> **Exercise prompt**: What is the number of lines in these entries that include "this"? Write that number and no other text.

------------------------------------------------------------------------

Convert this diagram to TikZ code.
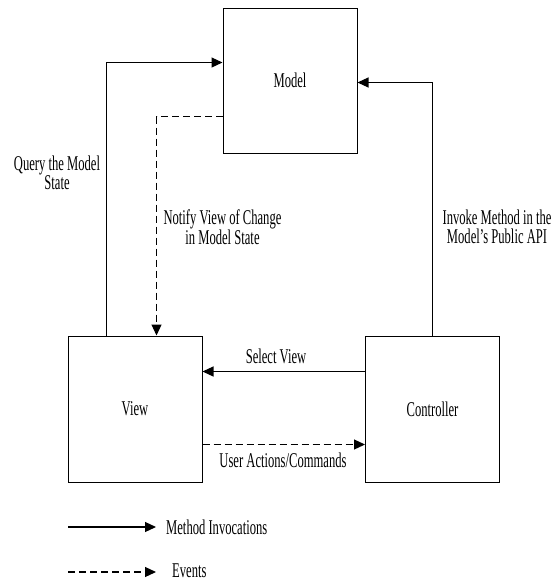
\documentclass[tikz,border=0pt]{standalone}
\usepackage{fontspec}
\setmainfont{Liberation Serif}[FakeStretch=0.6]
\usetikzlibrary{arrows.meta}
\tikzset{
  box/.style={draw=black, line width=1pt, inner sep=0pt, minimum width=134pt, font=\fontsize{21}{19.5}\selectfont},
  lbl/.style={inner sep=0pt, align=center, font=\fontsize{21}{19.5}\selectfont},
  solidarrow/.style={draw=black, line width=1.2pt, -{Triangle[length=11pt,width=10pt]}},
  dasharrow/.style={draw=black, line width=1.2pt, dash pattern=on 7pt off 4pt, -{Triangle[length=11pt,width=10pt]}}
}
\begin{document}
\begin{tikzpicture}[x=1pt,y=-1pt]
\useasboundingbox (0,0) rectangle (556,581);
\node[box, minimum height=145pt] (model) at (290,80.5) {Model};
\node[box, minimum height=146pt] (view) at (135,409) {View};
\node[box, minimum height=146pt] (ctrl) at (432.5,409) {Controller};

% Query the model state
\draw[solidarrow] ([xshift=39pt]view.north west) |- ([yshift=-55pt]model.north west);
% Notify view
\draw[dasharrow] ([yshift=-109pt]model.north west) -| ([xshift=89pt]view.north west);
% Invoke method
\draw[solidarrow] (ctrl.north) |- ([yshift=-75pt]model.north east);
% Select view
\draw[solidarrow] ([yshift=-36pt]ctrl.north west) -- ([yshift=-36pt]view.north east);
% User actions
\draw[dasharrow] ([yshift=-109pt]view.north east) -- ([yshift=-109pt]ctrl.north west);

\node[lbl] (lq) at (57,173) {Query the Model\\State};
\node[lbl] (ln) at (222.5,227) {Notify View of Change\\in Model State};
\node[lbl] (li) at (497,227) {Invoke Method in the\\Model’s Public API};
\node[lbl, anchor=base] (ls) at (276,363) {Select View};
\node[lbl, anchor=base] (lu) at (283,467) {User Actions/Commands};

% legend
\coordinate (l1a) at (68,527);
\coordinate (l1b) at (156,527);
\coordinate (l2a) at (68,572);
\coordinate (l2b) at (156,572);
\draw[solidarrow] (l1a) -- (l1b);
\draw[dasharrow] (l2a) -- (l2b);
\node[lbl, anchor=base west] (lm) at (166,534) {Method Invocations};
\node[lbl, anchor=base west] (le) at (172,577) {Events};
\end{tikzpicture}
\end{document}
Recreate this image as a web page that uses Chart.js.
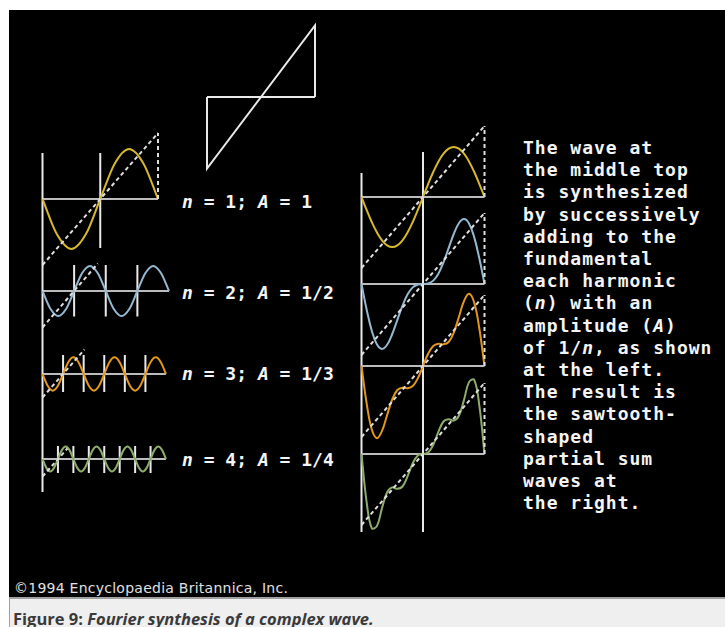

------------------------------------------------------------------------

> **Task solution**: 2